Hacker News new | ask | show | jobs
BitBucket down with guru mediation notice (bitbucket.org)
24 points by CoreDev 5015 days ago
3 comments

Maybe you should wait until they are down longer than 15 minutes to make a big deal about it?
They've been down for significantly longer for myself and several other people on #bitbucket on Freenode.
They've been down for at least two hours now.
Seems to be up now, anyhow.

For those who didn't get the reference, and failed to see it "live" since the site is working: http://en.wikipedia.org/wiki/Guru_Meditation.

Basically, it's an Amiga retro thing. Which is awesome.

The screenshot of the error page before: http://s7.directupload.net/images/120919/69zd4jog.png
Still down for me (Italy)
I can confirm that for germany too. Maybe only europeans are affected?
Still down. India.
and? (nice to know they use varnish though)
The fact that there doesn't seem to have been any formal response from bitbucket/atlassian is quite disappointing to me. I can live with a few hours of downtime, but the lack of communication violates my trust in the company. Frankly, the "All systems up." message on http://status.bitbucket.org/ feels like a slap in the face.
You're right. We can do better. Here are the full details which are also posted on our blog (http://blog.bitbucket.org/2012/09/19/post-mortem-on-our-avai...)

Earlier today at 2am San Francisco time Bitbucket experienced about three hours of 500 error page responses for users attempting to access the user newsfeed and repository overview pages. The outage was caused by a kernel panic on our Redis server, which is responsible for pages that display recent events related to a user. We are very sorry for the inconvenience this outage has caused.
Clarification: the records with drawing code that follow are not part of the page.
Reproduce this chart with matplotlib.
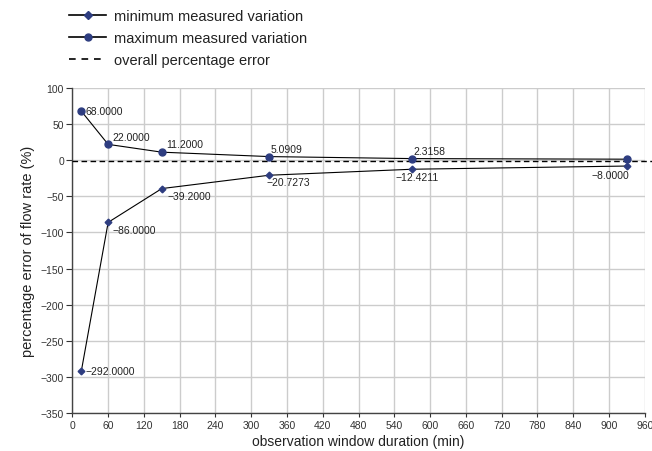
import numpy as np
import matplotlib
matplotlib.use('Agg')
import matplotlib.pyplot as plt
from matplotlib.lines import Line2D

plt.rcParams['font.family'] = ['Liberation Sans Narrow', 'Liberation Sans', 'DejaVu Sans']

# data
duration = [15, 60, 150, 330, 570, 930]
max_var = [68.0, 22.0, 11.2, 5.0909, 2.3158, 1.5]
min_var = [-292.0, -86.0, -39.2, -20.7273, -12.4211, -8.0]
overall_err = -1.5
max_labels = ['68.0000', '22.0000', '11.2000', '5.0909', '2.3158', None]
min_labels = ['\u2212292.0000', '\u221286.0000', '\u221239.2000', '\u221220.7273', '\u221212.4211', '\u22128.0000']

navy = '#2e3d80'

fig = plt.figure(figsize=(6.52, 4.52), dpi=100)
ax = fig.add_axes([0.111, 0.084, 0.878, 0.719])

ax.plot(duration, max_var, color='black', linewidth=0.8, marker='o', markersize=5,
        markerfacecolor=navy, markeredgecolor=navy, zorder=4)
ax.plot(duration, min_var, color='black', linewidth=0.8, marker='D', markersize=3.4,
        markerfacecolor=navy, markeredgecolor=navy, zorder=4)
ax.plot([0, 980], [overall_err, overall_err], color='black', linestyle=(0, (4, 2.5)),
        linewidth=1.0, zorder=3, clip_on=False)

# label offsets in points (dx, dy, ha, va)
max_off = [(3, 0, 'left', 'center'), (3, 2, 'left', 'bottom'), (3, 2, 'left', 'bottom'),
           (1, 2, 'left', 'bottom'), (1, 2, 'left', 'bottom')]
min_off = [(3, 0, 'left', 'center'), (3, -2, 'left', 'top'), (4, -2, 'left', 'top'),
           (-2, -1, 'left', 'top'), (-12, -2, 'left', 'top'), (2, -3, 'right', 'top')]
for i, lab in enumerate(max_labels):
    if lab is None:
        continue
    dx, dy, ha, va = max_off[i]
    ax.annotate(lab, (duration[i], max_var[i]), xytext=(dx, dy), textcoords='offset points',
                ha=ha, va=va, fontsize=7.5, color='#222222', zorder=5)
for i, lab in enumerate(min_labels):
    dx, dy, ha, va = min_off[i]
    ax.annotate(lab, (duration[i], min_var[i]), xytext=(dx, dy), textcoords='offset points',
                ha=ha, va=va, fontsize=7.5, color='#222222', zorder=5)

ax.set_xlim(0, 960)
ax.set_ylim(-350, 100)
ax.set_xticks(np.arange(0, 961, 60))
ax.set_yticks(np.arange(-350, 101, 50))
ax.set_yticklabels([str(v).replace('-', '\u2212') for v in range(-350, 101, 50)])
ax.tick_params(axis='both', labelsize=7.5, direction='out', length=4, width=0.8, colors='#333333')
ax.tick_params(axis='y', pad=2)
ax.tick_params(axis='x', length=3, pad=2)
ax.grid(True, color='#cccccc', linewidth=1.0)
ax.set_axisbelow(True)
for s in ['top', 'right']:
    ax.spines[s].set_visible(False)
for s in ['left', 'bottom']:
    ax.spines[s].set_color('#444444')
    ax.spines[s].set_linewidth(1.0)

ax.set_xlabel('observation window duration (min)', fontsize=10, color='#222222', labelpad=3)
ax.set_ylabel('percentage error of flow rate (%)', fontsize=10.5, color='#222222', labelpad=4)

handles = [
    Line2D([], [], color='black', linewidth=1.2, marker='D', markersize=4,
           markerfacecolor=navy, markeredgecolor=navy),
    Line2D([], [], color='black', linewidth=1.2, marker='o', markersize=5,
           markerfacecolor=navy, markeredgecolor=navy),
    Line2D([], [], color='black', linewidth=1.2, linestyle=(0, (4, 3.5))),
]
fig.legend(handles, ['minimum measured variation', 'maximum measured variation',
                     'overall percentage error'],
           loc='upper left', bbox_to_anchor=(0.085, 1.007), frameon=False, fontsize=10.5,
           handlelength=2.6, handletextpad=0.5, labelspacing=0.55, labelcolor='#222222')

fig.savefig('out.png', dpi=100)
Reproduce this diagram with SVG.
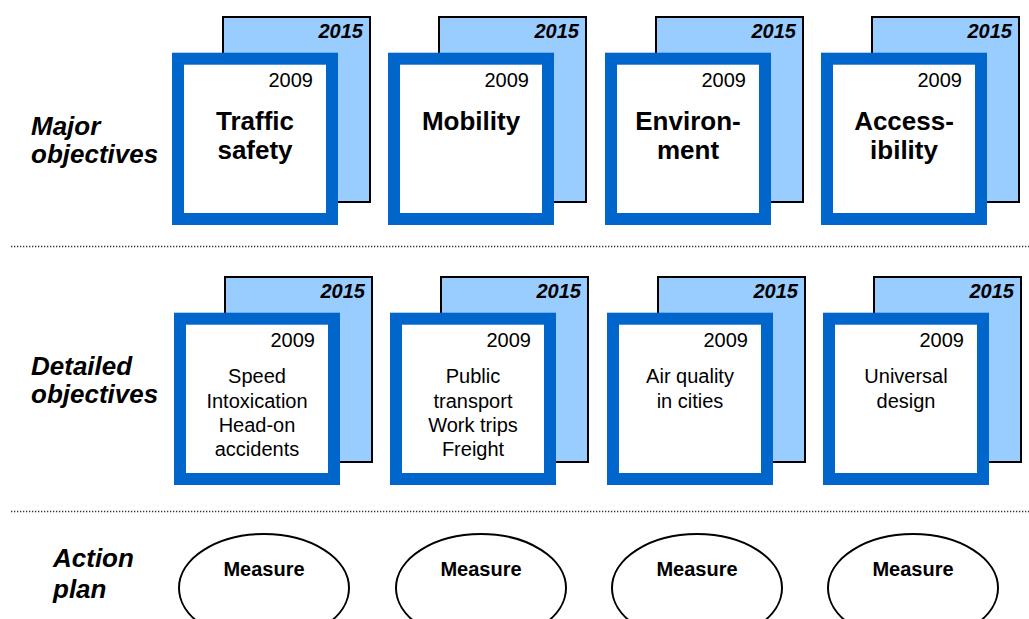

After rebooting the Redis server, the index that Redis uses to serve the newsfeed content was found to be corrupt, which caused certain pages on Bitbucket to fail. For users accessing pages deeper into the site, such as pull requests, commit views, wikis and issues the site continued to work as expected. During this time Git and Mercurial access continued to work over both HTTP and SSH. After identifying the cause of the problem, we turned off the newsfeed for all of Bitbucket bringing an end to the 500 errors.

With the newsfeed temporarily disabled, we began investigating the corruption problem and discovered a forum post (https://groups.google.com/forum/?fromgroups=#!topic/redis-db...) with instructions and a repair tool to fix the corrupted index. We then used the instructions to repair the index and restore full service to Bitbucket.

During this outage we have identified areas for improvement and are implementing changes to the way we manage the operations of Bitbucket:

1, Improve our escalation procedures so that the response times are faster during non-office hours 2, Update the Bitbucket codebase so we do not have the dashboard and repo overview fail when Redis becomes unavailable 3, Increase the number of tests that status.bitbucket.org performs triggering our automatic phone alert system

We are very sorry for the inconvenience this outage has caused.

Cheers, Justen Bitbucket product manager

kudos fot the "lesson learned" part of the story
The git backend is still up. Can commit to a private repo. Edit: Actually I can browse repos on the site and can view my account.

It just seems to be the home page. Everything else I've tested is working for me.

git backend working also for me (Italy)